Salesforce.com stock was trading down 1.4% to $62.85 in Monday morning trading. The San Francisco-based company reports fiscal fourth-quarter and full-year 2015 earnings results Wednesday. The shares have gained 5.9% on the year to date, besting the 1.78% and 2.5% respective gains in the Dow Jones Industrial Average (DJI) and the S&P 500 (SPX) .
There are two different stories here, however.

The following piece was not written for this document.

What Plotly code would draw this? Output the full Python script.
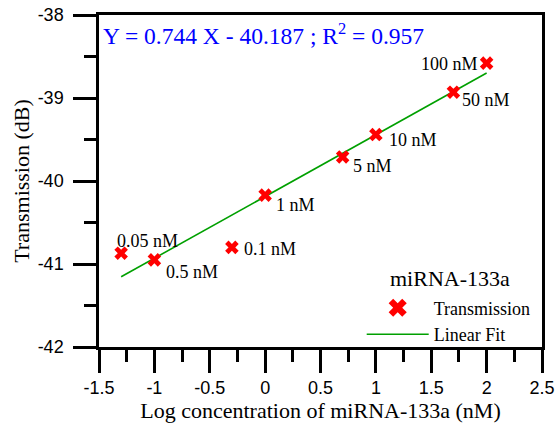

CRM Year to Date Price Returns data by YCharts
While Salesforce.com is dominating the broader averages so far in 2015, the stock has underperformed the Dow and S&P 500 for the trailing 12 months. And Salesforce.com is one of the worst-performing stocks in the iShares North American Tech-Software ETF (IGV) -- home to cloud giants like Red Hat (RHT) (up 19% in 12 months) and Oracle (ORCL) (up 14% in 12 months).
The market has begun to realize that companies like Microsoft are gaining ground, even though Salesforce.com grew annual cloud revenue over 33% last year.